You could go classic and season these with a little sea salt, or you could dress them up. If you’re a fan of barbecue chips, toss the peels with smoked paprika. Like salt and vinegar? Sprinkle with a tablespoon of vinegar and some salt. Throw in some herbs de provence. Toss with some Sriracha. Go wild.


  • Potato peels
  • Olive oil
  • Seasonings

Directions: Heat the oven to 400 degrees Fahrenheit. Line a large baking sheet with a Silpat, if desired.

Toss the peels with oil and seasonings so that the peels are thoroughly coated.

Roast for 15 to 20 minutes, stirring once halfway through roasting, and remove them once they’re done to your liking.
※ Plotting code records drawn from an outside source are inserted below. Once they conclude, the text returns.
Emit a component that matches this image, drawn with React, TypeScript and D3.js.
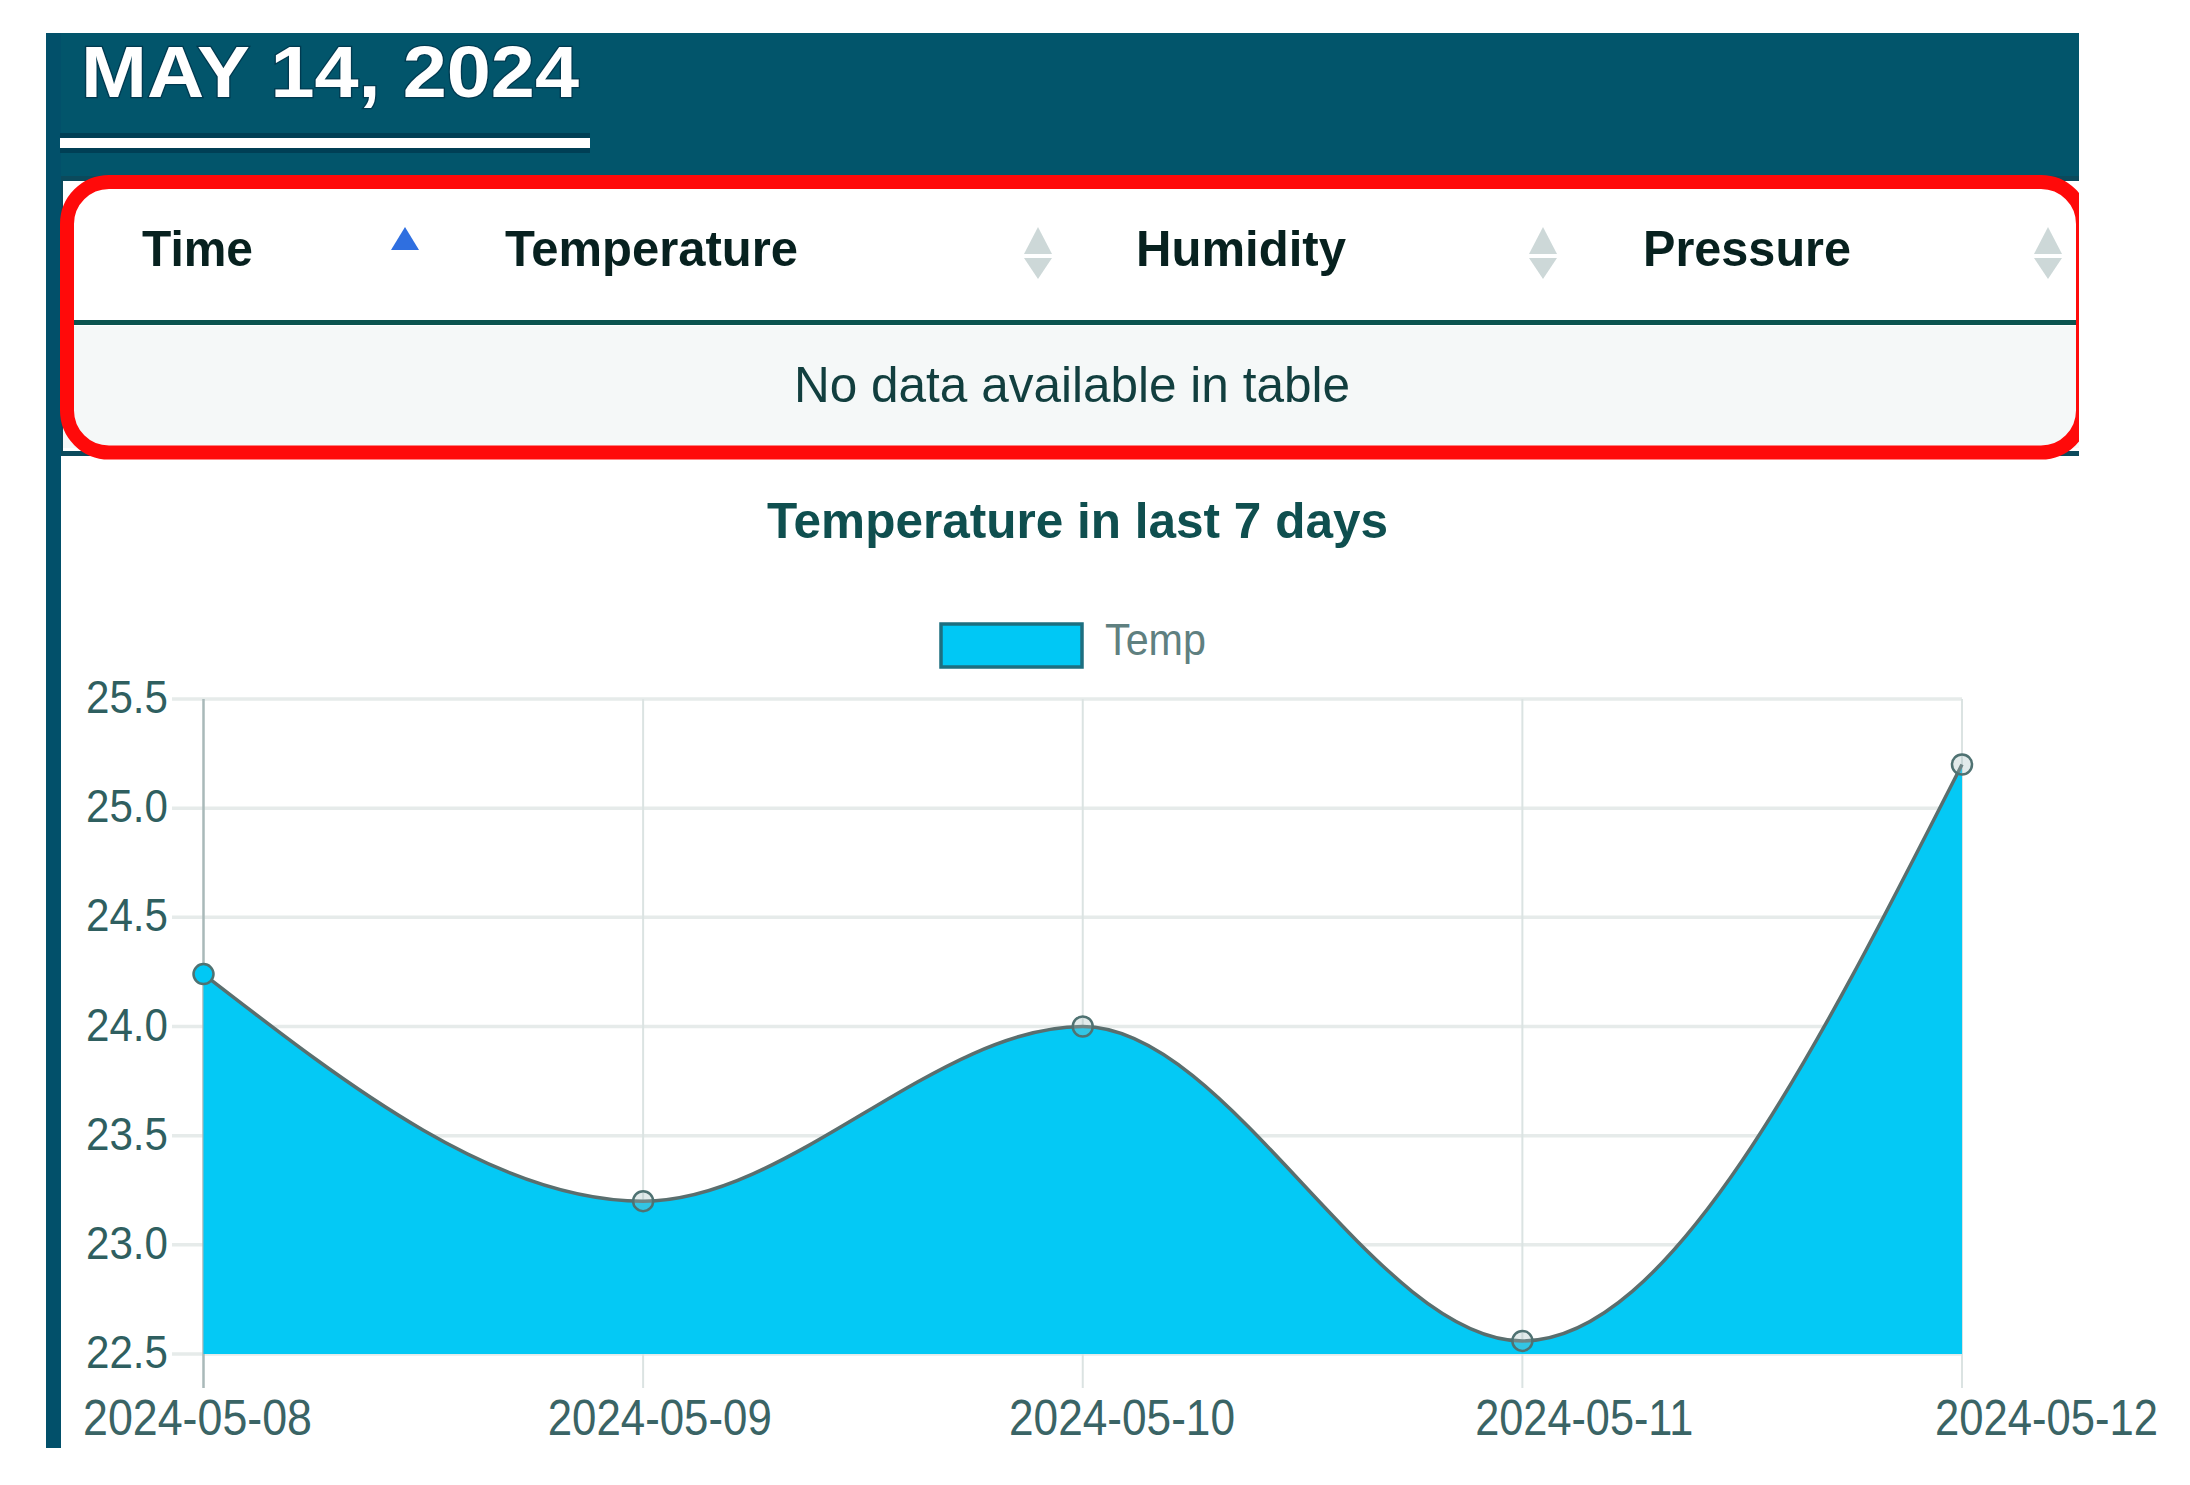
import React from "react";
import * as d3 from "d3";

const dates = ["2024-05-08", "2024-05-09", "2024-05-10", "2024-05-11", "2024-05-12"];
const temps = [24.24, 23.2, 24.0, 22.56, 25.2];
const yTicks = [22.5, 23.0, 23.5, 24.0, 24.5, 25.0, 25.5];
const seriesName = "Temp";
const chartTitle = "Temperature in last 7 days";
const headerDate = "MAY 14, 2024";
const columns = ["Time", "Temperature", "Humidity", "Pressure"];
const emptyMessage = "No data available in table";

const W = 2190;
const H = 1485;
const FONT = "'Liberation Sans', Arial, sans-serif";
const TEAL = "#02556b";
const CYAN = "#00c8f5";

const columnBoxes = [
  { x: 142, w: 111 },
  { x: 505, w: 293 },
  { x: 1136, w: 210 },
  { x: 1643, w: 208 },
];
const sortIconX = [405, 1038, 1543, 2048];
const labelWidths = [229, 224, 226, 218, 223];

export default function App() {
  const x = d3.scalePoint<string>().domain(dates).range([203.5, 1962]);
  const y = d3.scaleLinear().domain([22.5, 25.5]).range([1354, 699]);
  const labelX = d3.scalePoint<string>().domain(dates).range([197.5, 2046.5]);
  const curve = d3.curveMonotoneX;
  const pts = dates.map((d, i) => ({ d, v: temps[i] }));
  const line = d3.line<typeof pts[0]>().x((p) => x(p.d)!).y((p) => y(p.v)).curve(curve);
  const area = d3
    .area<typeof pts[0]>()
    .x((p) => x(p.d)!)
    .y0(y(22.5))
    .y1((p) => y(p.v))
    .curve(curve);

  return (
    <svg
      width={W}
      height={H}
      viewBox={`0 0 ${W} ${H}`}
      style={{ position: "absolute", left: 0, top: 0, display: "block", background: "#fff" }}
      fontFamily={FONT}
    >
      <defs>
        <clipPath id="pageClip">
          <rect x={0} y={0} width={2079} height={H} />
        </clipPath>
      </defs>

      {/* dark header & left rail */}
      <rect x={46} y={33} width={2033} height={145} fill={TEAL} />
      <rect x={46} y={33} width={15} height={1415} fill="#02506a" />
      <rect x={60} y={133} width={530} height={20} fill="#003f55" />
      <rect x={60} y={138} width={530} height={10} fill="#fff" />
      <text
        x={81}
        y={97}
        fontSize={72}
        fontWeight={700}
        fill="#fff"
        stroke="#013a50"
        strokeWidth={2.5}
        paintOrder="stroke"
        textLength={498}
        lengthAdjust="spacingAndGlyphs"
      >
        {headerDate}
      </text>

      {/* table */}
      <rect x={61} y={176} width={2018} height={280} fill="#0b4a5c" />
      <rect x={63} y={181} width={2016} height={270} fill="#fff" />
      <rect x={63} y={326} width={2016} height={122} fill="#f5f8f8" />
      <rect x={74} y={320} width={2002} height={5} fill="#0b5450" />
      {columns.map((c, i) => (
        <text
          key={c}
          x={columnBoxes[i].x}
          y={266}
          fontSize={50}
          fontWeight={700}
          fill="#07211f"
          textLength={columnBoxes[i].w}
          lengthAdjust="spacingAndGlyphs"
        >
          {c}
        </text>
      ))}
      {sortIconX.map((cx, i) =>
        i === 0 ? (
          <path key={cx} d={`M${cx},227 L${cx + 14},250 L${cx - 14},250 Z`} fill="#2f6fe0" />
        ) : (
          <g key={cx} fill="#cdd8d8">
            <path d={`M${cx},227 L${cx + 14},254 L${cx - 14},254 Z`} />
            <path d={`M${cx - 14},258 L${cx + 14},258 L${cx},279 Z`} />
          </g>
        )
      )}
      <text
        x={794}
        y={402}
        fontSize={50}
        fill="#123f3f"
        textLength={556}
        lengthAdjust="spacingAndGlyphs"
      >
        {emptyMessage}
      </text>
      <g clipPath="url(#pageClip)">
        <rect x={67} y={182} width={2016} height={270.5} rx={42} ry={42} fill="none" stroke="#ff0a0a" strokeWidth={14} />
      </g>

      {/* chart title & legend */}
      <text
        x={767}
        y={538}
        fontSize={50}
        fontWeight={700}
        fill="#0f4f4f"
        textLength={621}
        lengthAdjust="spacingAndGlyphs"
      >
        {chartTitle}
      </text>
      <rect x={941} y={624} width={141} height={43} fill={CYAN} stroke="#1d6f80" strokeWidth={3.5} />
      <text x={1105} y={655} fontSize={44} fill="#5f8080" textLength={101} lengthAdjust="spacingAndGlyphs">
        {seriesName}
      </text>

      {/* grid */}
      {yTicks.map((t) => (
        <line key={t} x1={172} x2={1962} y1={y(t)} y2={y(t)} stroke="#e6ebea" strokeWidth={3.5} />
      ))}
      {dates.map((d, i) => (
        <line
          key={d}
          x1={x(d)}
          x2={x(d)}
          y1={699}
          y2={1388}
          stroke={i === 0 ? "#a9b9b9" : "#dbe3e2"}
          strokeWidth={i === 0 ? 2.5 : 2}
        />
      ))}

      {/* series */}
      <path d={area(pts)!} fill={CYAN} fillOpacity={0.985} />
      <path d={line(pts)!} fill="none" stroke="#5a6e6e" strokeWidth={3.5} />
      {pts.map((p, i) => (
        <circle
          key={p.d}
          cx={x(p.d)}
          cy={y(p.v)}
          r={10}
          fill={i === 0 ? CYAN : "#9fbcbc"}
          fillOpacity={i === 0 ? 1 : 0.3}
          stroke="#4f7272"
          strokeWidth={2.5}
        />
      ))}

      {/* axis labels */}
      {yTicks.map((t) => (
        <text
          key={t}
          x={127}
          y={y(t) + 14}
          fontSize={47}
          fill="#2f5f60"
          textAnchor="middle"
          textLength={82}
          lengthAdjust="spacingAndGlyphs"
        >
          {d3.format(".1f")(t)}
        </text>
      ))}
      {dates.map((d, i) => (
        <text
          key={d}
          x={labelX(d)}
          y={1435}
          fontSize={50}
          fill="#3a6465"
          textAnchor="middle"
          textLength={labelWidths[i]}
          lengthAdjust="spacingAndGlyphs"
        >
          {d}
        </text>
      ))}
    </svg>
  );
}
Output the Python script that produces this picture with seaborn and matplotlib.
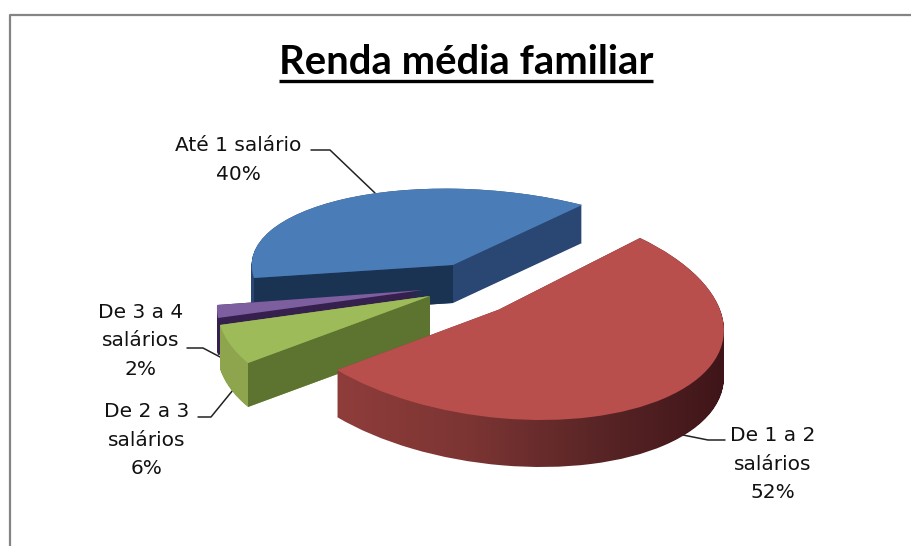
import numpy as np
import seaborn as sns
import matplotlib
matplotlib.use("Agg")
import matplotlib.pyplot as plt
from matplotlib.colors import LinearSegmentedColormap
from matplotlib.path import Path
from matplotlib.transforms import Transform

title = "Renda média familiar"
categories = ["Até 1 salário", "De 1 a 2\nsalários", "De 2 a 3\nsalários", "De 3 a 4\nsalários"]
percents = [40, 52, 6, 2]

top_colors = ["#4a7db8", "#b94f4c", "#9dbb58", "#7d5f9f"]
side_colors = [["#2a4774", "#2a4774"],
               ["#8f3d3b", "#7c3533", "#5a2526", "#3f1519"],
               ["#8fa54e", "#8a9f4a"],
               ["#36204d", "#36204d"]]
# cut face that shows towards the viewer
cut_faces = ["#1b3352", None, "#5c7430", None]

# where each slice lands on the picture: apex, theta2 end, middle of the arc, theta1 end
anchors = [((453, 265), (254, 278), (344, 199), (582, 205)),
           (None, (640, 238), (665, 398), (337, 370)),
           ((430, 296), (248, 363), None, (220, 325)),
           ((423, 290), (218, 318), None, (217, 305))]
depths = [38, 47, 44, 37]
draw_rank = [0, 3, 2, 1]

label_pos = [(238, 160), (773, 464), (147, 440), (141, 341)]
leaders = [[(311, 150), (330, 150), (375, 193)],
           [(725, 440), (708, 440), (673, 433)],
           [(198, 417), (211, 417), (233, 390)],
           [(187, 348), (203, 348), (222, 358)]]


def solve_warp(src, dst):
    rows, rhs = [], []
    for (x, y), (u, v) in zip(src, dst):
        rows.append([x, y, 1, 0, 0, 0, -u * x, -u * y])
        rows.append([0, 0, 0, x, y, 1, -v * x, -v * y])
        rhs += [u, v]
    return np.append(np.linalg.solve(np.array(rows, float), np.array(rhs, float)), 1).reshape(3, 3)


class Warp(Transform):
    input_dims = 2
    output_dims = 2

    def __init__(self, matrix):
        super().__init__()
        self.matrix = matrix

    def transform_non_affine(self, values):
        pts = np.column_stack([values, np.ones(len(values))]) @ self.matrix.T
        return pts[:, :2] / pts[:, 2:]


sns.set_theme(style="white")
W, H = 911, 546
fig = plt.figure(figsize=(W / 100, H / 100), dpi=100, facecolor="white")
ax = fig.add_axes([0, 0, 1, 1])

wedges, _ = ax.pie(percents, colors=top_colors, startangle=170, counterclock=False)
frame_x = [10, 10, W]
frame_y = [H, 15, 15]

for i, wedge in enumerate(wedges):
    apex, p2, mid, p1 = [None if p is None else np.array(p, float) for p in anchors[i]]
    t1, t2 = np.radians(wedge.theta1), np.radians(wedge.theta2)
    tm = (t1 + t2) / 2
    half = np.cos((t2 - t1) / 2)
    if apex is None:
        # slice over a half circle: the apex follows from its ends and arc
        apex = ((p1 + p2) / 2 - half * mid) / (1 - half)
    if mid is None:
        mid = apex + (p1 - apex + p2 - apex) / (2 * half)
    src = [(0, 0), (np.cos(t2), np.sin(t2)), (np.cos(tm), np.sin(tm)), (np.cos(t1), np.sin(t1))]
    warp = Warp(solve_warp(src, [apex, p2, mid, p1]))

    base = 10 + 10 * draw_rank[i]
    wedge.set_transform(warp + ax.transData)
    wedge.set_edgecolor("none")
    wedge.set_zorder(base + 3)

    # side of the slice: the warped wedge pushed down, filled with a left to right shade
    outline = wedge.get_path()
    verts = warp.transform_non_affine(outline.vertices)
    layers = [Path(verts + [0, dy], outline.codes) for dy in range(depths[i] + 1)]
    side = Path.make_compound_path(*layers)
    x0, x1 = verts[:, 0].min(), verts[:, 0].max()
    y0, y1 = verts[:, 1].min(), verts[:, 1].max() + depths[i]
    cmap = LinearSegmentedColormap.from_list("side", side_colors[i])
    im = ax.imshow(np.linspace(0, 1, 256).reshape(1, -1), cmap=cmap, aspect="auto",
                   extent=(x0, x1, y1, y0), zorder=base + 1)
    im.set_clip_path(side, transform=ax.transData)

    if cut_faces[i] is not None:
        ends = [apex, p2, p2 + [0, depths[i]], apex + [0, depths[i]]]
        ax.fill([p[0] for p in ends], [p[1] for p in ends], color=cut_faces[i], lw=0, zorder=base + 2)

for i, name in enumerate(categories):
    x, y = label_pos[i]
    ax.text(x, y, f"{name}\n{percents[i]}%", ha="center", va="center", fontsize=14.5,
            family="DejaVu Sans", linespacing=1.62, color="#111111", zorder=60)
    ax.plot([p[0] for p in leaders[i]], [p[1] for p in leaders[i]], color="#222222", lw=1.1, zorder=5)

ax.plot(frame_x, frame_y, color="#848484", lw=1.6, zorder=1)
ax.text(466, 63, title, ha="center", va="center", fontsize=28.8, fontweight="bold",
        family="Lato", color="black", zorder=60)
ax.plot([279, 653], [81, 81], color="black", lw=2.4, zorder=60, solid_capstyle="butt")

ax.set_aspect("auto")
ax.set_xlim(0, W)
ax.set_ylim(H, 0)
ax.axis("off")

fig.savefig("out.png", dpi=100, facecolor="white")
Whiskey, Bourbon, Cocktail

Source: iStock

8. Apple Peel Bourbon

As a celebration of your new-found waste reducing habit, use some apple peels to infuse bourbon, brandy, whiskey, rum, vodka, or anything that sounds like it would taste great with apple. This is one last recipe from Tara Duggan, shared by Food52. It’s both a delicious DIY treat and a great gift for cocktail enthusiasts. This infused bourbon is as good neat as it is over ice, topped with ginger beer and a generous squeeze of lime.


  • Peels from 1½ pounds of apples
  • One 750 milliliter bottle of bourbon
  • 1 cinnamon stick
  • 2 whole cloves

Directions: Stuff the peels into a large jar or bottle, then pour the bourbon over them. Add cinnamon stick and cloves and cover well.

Let your booze sit for a few days at room temperature. Remove the cinnamon and cloves after a day or two, to keep them from overpowering everything else. After a week, strain out the apple peels and keep refrigerated; the apple-y bourbon will keep for at least a few weeks.